Best Bedtime Routines to Calm Your Child’s Emotions After a Long Day

Why Evenings Matter More Than You Think

After a long day of school, homework struggles, social challenges, and emotional ups and downs, your child arrives at bedtime with a full heart and a tired mind. For parents, especially those trying their best to support a child dealing with learning difficulties or school-related stress, evenings can feel like the hardest part of the day. But those twilight hours also hold a powerful opportunity — a chance to reconnect, soothe, and regulate emotions before a restful night’s sleep.

Establishing a consistent and nurturing evening routine isn’t just about getting kids to bed on time — it's a pathway to emotional balance.
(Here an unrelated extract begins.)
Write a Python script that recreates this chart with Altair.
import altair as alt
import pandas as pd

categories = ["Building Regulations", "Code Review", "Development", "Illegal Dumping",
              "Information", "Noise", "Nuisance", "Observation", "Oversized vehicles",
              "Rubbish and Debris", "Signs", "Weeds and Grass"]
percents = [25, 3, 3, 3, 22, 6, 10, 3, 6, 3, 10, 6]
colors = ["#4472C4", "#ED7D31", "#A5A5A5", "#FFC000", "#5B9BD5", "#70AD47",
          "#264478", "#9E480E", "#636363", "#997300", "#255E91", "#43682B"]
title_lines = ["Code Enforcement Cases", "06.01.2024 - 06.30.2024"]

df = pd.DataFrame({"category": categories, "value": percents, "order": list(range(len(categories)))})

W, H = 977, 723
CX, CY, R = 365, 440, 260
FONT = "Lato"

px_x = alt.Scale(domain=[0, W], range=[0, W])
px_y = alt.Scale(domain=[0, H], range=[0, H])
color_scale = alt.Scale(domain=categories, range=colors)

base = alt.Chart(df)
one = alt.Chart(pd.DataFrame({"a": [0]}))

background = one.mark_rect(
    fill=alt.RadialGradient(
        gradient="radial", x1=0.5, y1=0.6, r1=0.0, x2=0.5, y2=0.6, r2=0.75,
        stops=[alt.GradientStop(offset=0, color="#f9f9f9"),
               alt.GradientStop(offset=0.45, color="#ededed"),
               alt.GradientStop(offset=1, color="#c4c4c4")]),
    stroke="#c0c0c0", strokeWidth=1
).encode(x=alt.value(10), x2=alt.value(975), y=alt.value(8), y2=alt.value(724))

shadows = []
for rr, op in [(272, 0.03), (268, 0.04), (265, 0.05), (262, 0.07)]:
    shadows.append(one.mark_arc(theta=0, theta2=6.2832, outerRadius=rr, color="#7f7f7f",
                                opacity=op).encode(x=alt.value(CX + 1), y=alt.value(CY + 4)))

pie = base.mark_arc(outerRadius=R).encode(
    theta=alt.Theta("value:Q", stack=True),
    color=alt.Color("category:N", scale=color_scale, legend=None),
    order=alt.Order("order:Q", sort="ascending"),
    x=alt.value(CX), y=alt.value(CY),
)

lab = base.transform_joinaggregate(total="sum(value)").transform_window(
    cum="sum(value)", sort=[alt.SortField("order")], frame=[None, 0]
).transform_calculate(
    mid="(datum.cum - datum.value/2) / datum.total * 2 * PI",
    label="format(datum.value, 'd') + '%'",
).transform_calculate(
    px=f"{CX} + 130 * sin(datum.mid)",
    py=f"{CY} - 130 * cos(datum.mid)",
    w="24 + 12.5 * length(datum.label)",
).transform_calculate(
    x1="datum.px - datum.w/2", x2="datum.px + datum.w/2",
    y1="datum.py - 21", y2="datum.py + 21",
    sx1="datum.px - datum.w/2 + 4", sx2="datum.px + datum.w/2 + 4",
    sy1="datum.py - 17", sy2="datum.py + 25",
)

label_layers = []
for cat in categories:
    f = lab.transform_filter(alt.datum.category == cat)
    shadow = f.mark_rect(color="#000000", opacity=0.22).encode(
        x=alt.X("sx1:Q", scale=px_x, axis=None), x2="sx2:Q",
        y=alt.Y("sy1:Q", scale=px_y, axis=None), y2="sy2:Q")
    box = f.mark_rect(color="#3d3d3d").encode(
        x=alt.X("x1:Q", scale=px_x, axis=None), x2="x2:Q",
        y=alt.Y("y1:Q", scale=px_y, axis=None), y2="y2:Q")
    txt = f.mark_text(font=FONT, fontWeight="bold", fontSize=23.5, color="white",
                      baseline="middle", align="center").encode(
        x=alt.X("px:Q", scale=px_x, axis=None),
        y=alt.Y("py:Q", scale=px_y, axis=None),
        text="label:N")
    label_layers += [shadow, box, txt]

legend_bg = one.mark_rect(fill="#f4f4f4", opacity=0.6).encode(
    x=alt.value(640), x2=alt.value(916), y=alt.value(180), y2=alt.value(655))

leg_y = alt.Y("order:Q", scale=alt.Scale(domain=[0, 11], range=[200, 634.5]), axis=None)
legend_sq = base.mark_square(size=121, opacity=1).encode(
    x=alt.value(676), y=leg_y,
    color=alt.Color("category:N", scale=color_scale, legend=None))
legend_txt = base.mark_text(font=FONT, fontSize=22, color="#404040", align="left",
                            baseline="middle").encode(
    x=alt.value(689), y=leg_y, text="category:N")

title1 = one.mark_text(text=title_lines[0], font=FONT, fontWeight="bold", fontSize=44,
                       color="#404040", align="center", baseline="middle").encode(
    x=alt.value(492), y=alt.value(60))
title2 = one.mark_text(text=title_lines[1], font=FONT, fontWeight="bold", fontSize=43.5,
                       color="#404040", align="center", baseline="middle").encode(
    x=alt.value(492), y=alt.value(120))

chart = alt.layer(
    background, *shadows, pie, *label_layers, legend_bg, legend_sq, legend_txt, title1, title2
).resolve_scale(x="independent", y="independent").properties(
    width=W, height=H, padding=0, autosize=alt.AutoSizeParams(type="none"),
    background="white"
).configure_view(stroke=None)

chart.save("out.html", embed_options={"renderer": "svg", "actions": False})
When done with intention, bedtime rituals can become moments of calm where your child feels safe to let go of the day’s worries and recharge emotionally.

Creating a Safe Emotional Wind-Down Zone

Children between six and twelve often don’t have the words to explain what’s bubbling inside. Frustration over difficult homework, feeling misunderstood by a teacher, or being left out by classmates doesn’t always come out as a clear sentence. It might show up as crankiness during bath time or refusal to brush teeth. That’s why calming routines at bedtime shouldn’t be purely task-based. They should also make room for connection and decompression.
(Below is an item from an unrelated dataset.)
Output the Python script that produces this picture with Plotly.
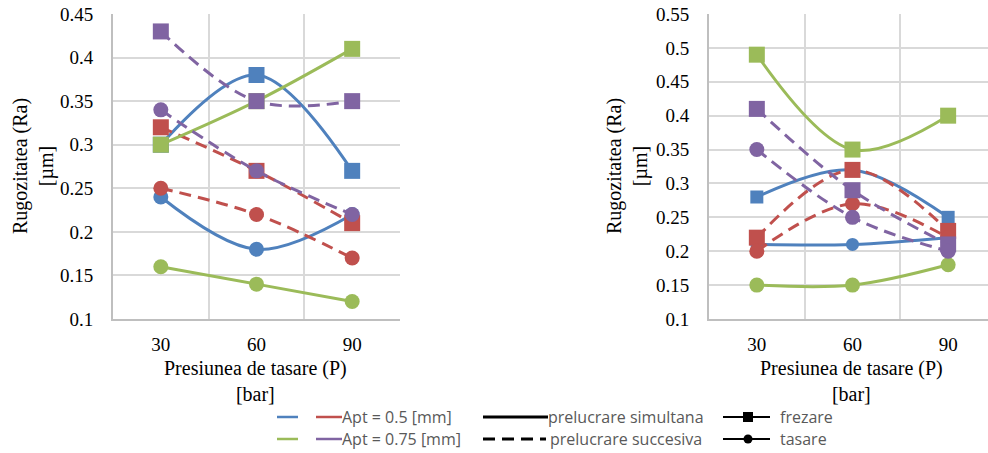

Try starting with a few minutes of “check-in” time. Sit on the bed, dim the lights, and ask simple, open-ended questions. Instead of “How was your day?” — which can feel overwhelming — try:

  • “What was one part of your day that felt tricky?”
  • “Was there anything today that made you feel proud?”
  • “If today were a movie, what would its title be?”

These give your child gentle ways to explore their feelings without forcing a heavy conversation. It also shows that even after a tough day, you're still their safe harbor.

Bringing in Calming Sensory Rhythms

Children — especially those who struggle with learning or heightened emotions — often respond well to sensory-based tools that provide predictability and calm. Think of rhythm, warmth, and quiet repetition. Consider small rituals like:

  • A warm shower or bath with a lavender-scented soap
  • A gentle foot rub or hand massage with lotion
  • Five deep belly breaths while cuddling under a blanket
  • Reading or listening to a gentle storybook

Research shows that consistent bedtime routines involving sensory cues can help children self-regulate and fall asleep more easily. And over time, these soothing patterns become internal tools your child can turn to on more stressful days.

Using Storytelling as Emotional Regulation

Stories are more than entertainment — they’re emotional processing tools. Kids often connect to characters and narratives in ways that help them understand their own feelings. Whether it’s a silly fable or a gentle adventure, listening to stories can become a calming, screen-free ritual that signals the mind and body to slow down.

Apps like LISN Kids, available on iOS and Android, offer original audiobooks and audio series curated for children ages 3 to 12. Many parents find that letting their child choose an audio story gives them some autonomy at bedtime, while the calm narration helps reset big emotions.

LISN Kids App

Releasing Tension Without Judgment

Often, emotions that build up through the day start to come out just as the house begins to quiet down. Bedtime tantrums or tears aren't signs that your child is "acting out" — they’re often signals that your child is doing the best they can with a full emotional backpack. While it can feel overwhelming when these outbursts happen just as you're longing for a break, know that this is a normal part of childhood emotional development.

What matters most is how we respond in those moments. You don’t have to solve the issue right then. Sometimes, quietly sitting beside your child and validating their feelings — “That sounds like it was really tough today” — is enough. For additional guidance on handling emotional spikes, you might find this guide on how to respond to anger outbursts helpful.

Some Evenings Won’t Go As Planned

No bedtime routine will be perfect every night. Some nights you may skip steps, lose patience, or simply run out of energy. That’s okay. What builds emotional resilience in children isn’t perfection — it’s presence, repetition, and repair. When you show up consistently and calmly, even after hard days, you’re teaching your child the powerful message that emotions are welcome and manageable.

As your family experiments with nighttime routines, you may also consider integrating simple emotional literacy tools earlier in the day. These ideas on helping your child express emotions and managing emotions at home offer practical steps to build a stronger emotional foundation — which will naturally support smoother bedtimes too.

Wrapping the Day in Warmth

In the end, the best evening routine isn't one that checks off boxes — it's one that says: "You are loved. You are safe. We made it through today, and tomorrow is a new beginning." That quiet emotional closure can transform bedtime from a battleground into a deeply healing and loving part of your child’s day.

And on the nights that feel especially bumpy, pause, breathe, and remember: even showing up with the intention to comfort is already a beautiful act of parenting.